Monarchs are currently on the candidate waiting list for Endangered Species Act protection. The U.S. Fish and Wildlife Service has a 2024 deadline to propose them for protection as threatened.
“We petitioned for protection for monarchs eight years ago, but they still face an onslaught of pesticides and habitat loss,” said George Kimbrell, legal director at the Center for Food Safety. “This year’s count shows that they continue to urgently need Endangered Species Act protection. FWS has already agreed to make a final decision; now they only need make the correct one, the one conservation, science, and the law requires: protect monarchs.”
Monarchs are threatened by pesticides, climate change, sprawl and illegal logging of the forests where they migrate for the winter. They are also threatened during their migrations by mortality from roadkill and habitat fragmentation.

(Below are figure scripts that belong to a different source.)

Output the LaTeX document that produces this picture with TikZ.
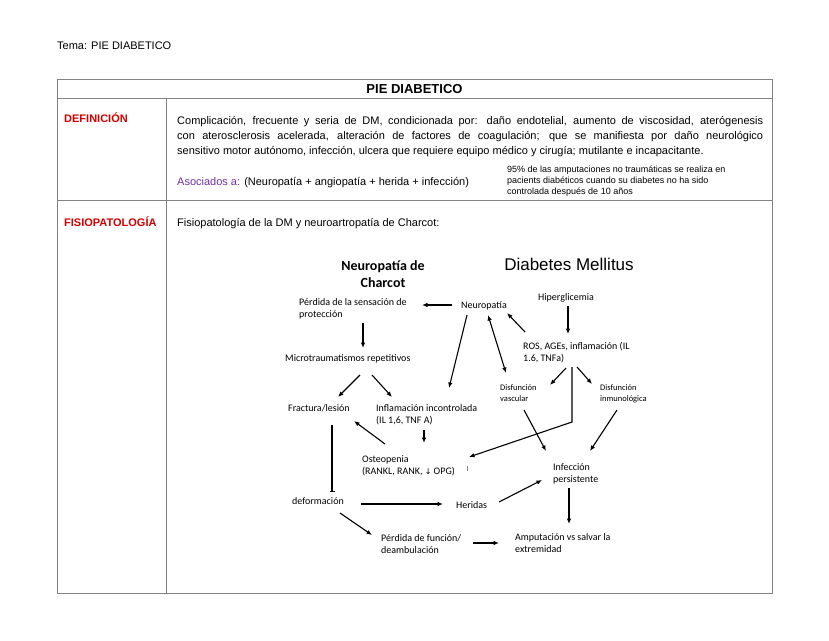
\documentclass[tikz,border=0pt]{standalone}
\usepackage{fontspec}
\setmainfont{Liberation Sans}
\newfontfamily\calib{Carlito}
\newfontfamily\djv{DejaVu Sans}
\usetikzlibrary{arrows.meta,calc}
\definecolor{defred}{RGB}{210,0,0}
\definecolor{asocpurple}{RGB}{112,48,160}
\definecolor{gridgray}{RGB}{130,130,130}
\tikzset{
  txt/.style={inner sep=0pt, anchor=base west, font=\fontsize{11}{15.5}\selectfont},
  lbl/.style={inner sep=0pt, anchor=base west, align=left, font=\calib\fontsize{10}{12}\selectfont},
  sml/.style={inner sep=0pt, anchor=base west, align=left, font=\calib\fontsize{8.5}{11}\selectfont},
  arr/.style={-{Latex[length=5.5pt,width=4.5pt]}, line width=1.1pt},
  grid/.style={draw=gridgray, line width=0.9pt},
}
\begin{document}
\begin{tikzpicture}[x=1pt,y=-1pt]
\useasboundingbox (0,0) rectangle (829,640);
% table
\draw[grid] (57,79) rectangle (772,593);
\draw[grid] (57,98) -- (772,98);
\draw[grid] (57,200) -- (772,200);
\draw[grid] (166,98) -- (166,593);
% texts
\node[txt] (tema) at (57,49) {Tema: PIE DIABETICO};
\node[inner sep=0pt, anchor=base, font=\bfseries\fontsize{13}{15}\selectfont] (title) at (414.5,93) {PIE DIABETICO};
\node[txt, font=\bfseries\fontsize{11}{15.5}\selectfont, text=defred] (defl) at (64,122) {DEFINICIÓN};
\node[txt] (p1) at (177,124) {\makebox[586pt][s]{Complicación, frecuente y seria de DM, condicionada por: daño endotelial, aumento de viscosidad, aterógenesis}};
\node[txt] (p2) at (177,139) {\makebox[586pt][s]{con aterosclerosis acelerada, alteración de factores de coagulación; que se manifiesta por daño neurológico}};
\node[txt] (p3) at (177,154) {sensitivo motor autónomo, infección, ulcera que requiere equipo médico y cirugía; mutilante e incapacitante.};
\node[txt] (asoc) at (177,185) {\textcolor{asocpurple}{Asociados a:} (Neuropatía + angiopatía + herida + infección)};
\node[inner sep=0pt, anchor=base west, align=left, font=\fontsize{9}{11}\selectfont] (note) at (507,194) {95\% de las amputaciones no traumáticas se realiza en\\pacients diabéticos cuando su diabetes no ha sido\\controlada después de 10 años};
\node[txt, font=\bfseries\fontsize{11}{15.5}\selectfont, text=defred] (fisl) at (64,226) {FISIOPATOLOGÍA};
\node[txt] (fist) at (177,226) {Fisiopatología de la DM y neuroartropatía de Charcot:};
% flowchart headings
\node[inner sep=0pt, anchor=base, align=center, font=\calib\bfseries\fontsize{14}{17}\selectfont] (hdN) at (383,287) {Neuropatía de\\Charcot};
\node[inner sep=0pt, anchor=base, font=\fontsize{17}{20}\selectfont] (hdD) at (569,270) {Diabetes Mellitus};
% flowchart nodes (base west = baseline of last line)
\node[lbl] (perd) at (299,317) {Pérdida de la sensación de\\protección};
\node[lbl] (neuro) at (461,308) {Neuropatía};
\node[lbl] (hiper) at (538,300) {Hiperglicemia};
\node[lbl] (ros) at (523,361) {ROS, AGEs, inflamación (IL\\1.6, TNFa)};
\node[lbl] (micro) at (285,361) {Microtraumatismos repetitivos};
\node[sml] (dvas) at (500,401) {Disfunción\\vascular};
\node[sml] (dinm) at (600,401) {Disfunción\\inmunológica};
\node[lbl] (fract) at (288,411) {Fractura/lesión};
\node[lbl] (infl) at (376,423) {Inflamación incontrolada\\(IL 1,6, TNF A)};
\node[lbl] (osteo) at (362,474) {Osteopenia\\(RANKL, RANK, {\djv\fontsize{8}{10}\selectfont ↓} OPG)};
\node[lbl] (infec) at (553,482) {Infección\\persistente};
\node[lbl] (deform) at (292,504) {deformación};
\node[lbl] (herid) at (456,508) {Heridas};
\node[lbl] (perdf) at (381,553) {Pérdida de función/\\deambulación};
\node[lbl] (amput) at (515,552) {Amputación vs salvar la\\extremidad};
% connectors
\draw[arr] ($(neuro.base west)+(-9,-3)$) -- ($(perd.base west)+(123,-12)$);
\draw[arr] ($(perd.base west)+(64,6)$) -- ($(micro.base west)+(78,-13)$);
\draw[arr] ($(micro.base west)+(75,14)$) -- ($(fract.base west)+(50,-14)$);
\draw[arr] ($(micro.base west)+(87,14)$) -- ($(infl.base west)+(16,-26)$);
\draw[arr] ($(neuro.base west)+(6,7)$) -- ($(infl.base west)+(73,-35)$);
\draw[{Latex[length=5.5pt,width=4.5pt]}-{Latex[length=5.5pt,width=4.5pt]}, line width=1.1pt] ($(neuro.base west)+(27,7)$) -- ($(dvas.base west)+(6,-28)$);
\draw[arr] ($(ros.base west)+(2,-29)$) -- ($(neuro.base west)+(46,5)$);
\draw[arr] ($(hiper.base west)+(30,6)$) -- ($(ros.base west)+(45,-27)$);
\draw[arr] ($(ros.base west)+(43,7)$) -- ($(dvas.base west)+(50,-16)$);
\draw[arr] ($(ros.base west)+(54,6)$) -- ($(dinm.base west)+(-8,-17)$);
\coordinate (bend) at (572,422);
\draw[arr] ($(ros.base west)+(49,6)$) -- (bend) -- ($(osteo.base west)+(107,-17)$);
\draw[arr] ($(infl.base west)+(48,7)$) -- ($(osteo.base west)+(62,-31)$);
\draw[arr] ($(osteo.base west)+(23,-30)$) -- ($(fract.base west)+(66,10)$);
\draw[-{Bar[width=5pt]}, line width=1.1pt] ($(fract.base west)+(44,14)$) -- ($(deform.base west)+(40,-12)$);
\draw[arr] ($(deform.base west)+(69,0)$) -- ($(herid.base west)+(-13,-4)$);
\draw[arr] ($(herid.base west)+(43,-6)$) -- ($(infec.base west)+(-11,-2)$);
\draw[arr] ($(deform.base west)+(48,9)$) -- ($(perdf.base west)+(-9,-18)$);
\draw[arr] ($(perdf.base west)+(92,-10)$) -- ($(amput.base west)+(-16,-9)$);
\draw[arr] ($(infec.base west)+(16,6)$) -- ($(amput.base west)+(54,-28)$);
\draw[arr] ($(dvas.base west)+(24,9)$) -- ($(infec.base west)+(-7,-31)$);
\draw[arr] ($(dinm.base west)+(17,9)$) -- ($(infec.base west)+(37,-31)$);
% small mark
\draw[gray, line width=0.8pt] ($(osteo.base west)+(105,-8)$) -- ($(osteo.base west)+(105,-3)$);
\end{tikzpicture}
\end{document}
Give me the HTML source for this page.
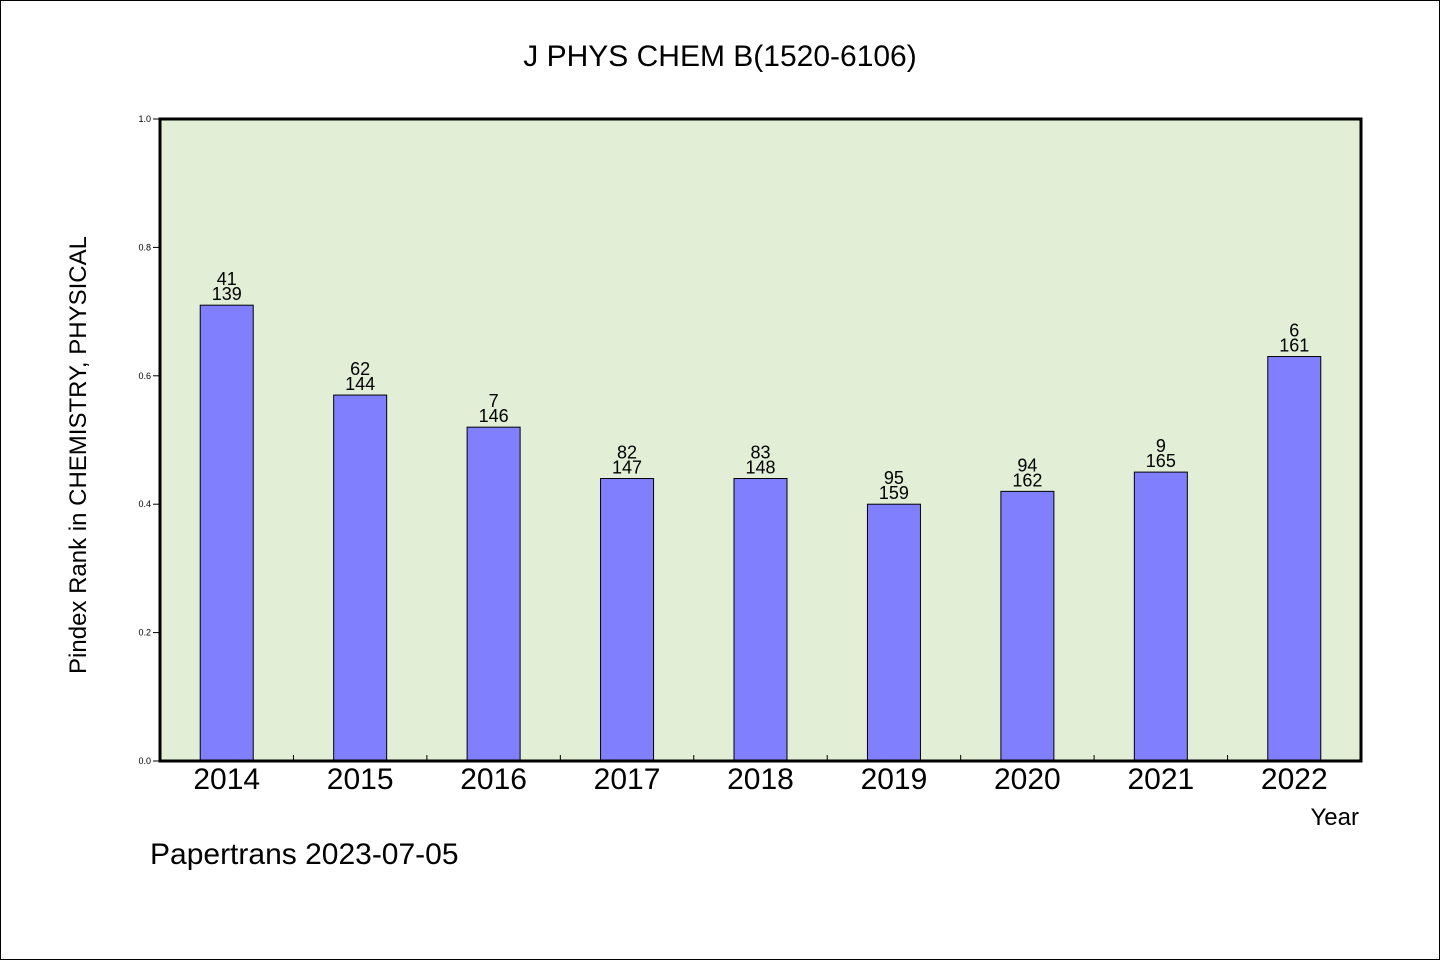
<!DOCTYPE html>
<html><head><meta charset="utf-8"><style>
body{margin:0;background:#fff}
svg text{font-family:"Liberation Sans","WenQuanYi Zen Hei",sans-serif}
</style></head><body>
<svg id="chart" width="1440" height="960" xmlns="http://www.w3.org/2000/svg">
<rect x="0.5" y="0.5" width="1439" height="959" fill="#fff" stroke="#000"/>
<text x="720" y="66" font-size="30" text-anchor="middle" font-family="Liberation Mono, monospace">J PHYS CHEM B(1520-6106)</text>
<rect x="160" y="119" width="1201" height="642" fill="#e2efd6"/>
<g id="marks"></g>
<rect x="160" y="119" width="1201" height="642" fill="none" stroke="#000" stroke-width="3"/>
<text transform="translate(86,455) rotate(-90)" font-size="24" text-anchor="middle" font-family="Liberation Mono, monospace">Pindex Rank in CHEMISTRY, PHYSICAL</text>
<text x="1359" y="825" font-size="24" text-anchor="end" font-family="Liberation Mono, monospace">Year</text>
<text x="150" y="864" font-size="30" font-family="Liberation Mono, monospace">Papertrans 2023-07-05</text>
</svg>
<script>
const categories=["2014","2015","2016","2017","2018","2019","2020","2021","2022"];
const values=[0.71,0.57,0.52,0.44,0.44,0.40,0.42,0.45,0.63];
const rankLabels=["41","62","7","82","83","95","94","9","6"];
const totalLabels=["139","144","146","147","148","159","162","165","161"];
const yTicks=[0,0.2,0.4,0.6,0.8,1.0];
const X0=160,W=1201,Y0=761,H=642;
const band=W/categories.length;
const xs=i=>X0+band*(i+0.5);
const ys=v=>Y0-v*H;
const NS="http://www.w3.org/2000/svg";
const g=document.getElementById('marks');
function mk(t,a,txt){const e=document.createElementNS(NS,t);for(const k in a)e.setAttribute(k,a[k]);if(txt!=null)e.textContent=txt;g.appendChild(e);return e;}
yTicks.forEach(v=>{
 const l=mk('line',{x1:153,x2:160,y1:ys(v),y2:ys(v),stroke:'#000'});
 
 
 const t=mk('text',{x:151,y:ys(v)+3,'font-size':9,'text-anchor':'end'},v.toFixed(1));
 
 
});
for(let i=1;i<categories.length;i++){
 const l=mk('line',{x1:X0+band*i,x2:X0+band*i,y1:Y0,y2:Y0-6,stroke:'#000'});
 
 
}
categories.forEach((c,i)=>{
 const cx=xs(i),bw=53;
 const r=mk('rect',{x:cx-bw/2,y:ys(values[i]),width:bw,height:Y0-ys(values[i]),fill:'#8080ff',stroke:'#000','stroke-width':1});
 
 
 const t1=mk('text',{x:cx,y:ys(values[i])-20,'font-size':18,'text-anchor':'middle'},rankLabels[i]);
 
 
 const t2=mk('text',{x:cx,y:ys(values[i])-5,'font-size':18,'text-anchor':'middle'},totalLabels[i]);
 
 
 const xl=mk('text',{x:cx,y:789,'font-size':30,'text-anchor':'middle'},c);
 
 
});
</script>
</body></html>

Scientists led by the Center for Biological Diversity and the Center for Food Safety petitioned the Fish and Wildlife Service to protect the butterfly under the Endangered Species Act in 2014.
Monarchs have lost an estimated 165 million acres of breeding habitat in the United States to herbicide spraying and development in recent decades. The caterpillars only eat milkweed, but the plant has been devastated by increased herbicide spraying in conjunction with corn and soybean crops that have been genetically engineered to tolerate direct spraying. The butterflies are also threatened by neonicotinoid insecticides, fungicides and other chemicals that are toxic to young caterpillars.
Monarch butterflies west of the Rocky Mountains overwinter on the central coast of California. Their numbers rebounded this year to more than 200,000 butterflies after coming near total collapse the previous winter, but their population is still down more than 95% since the 1980s.
In Canada monarchs are slated for listing as endangered under the Species At Risk Act. In Mexico they are considered a species of special concern.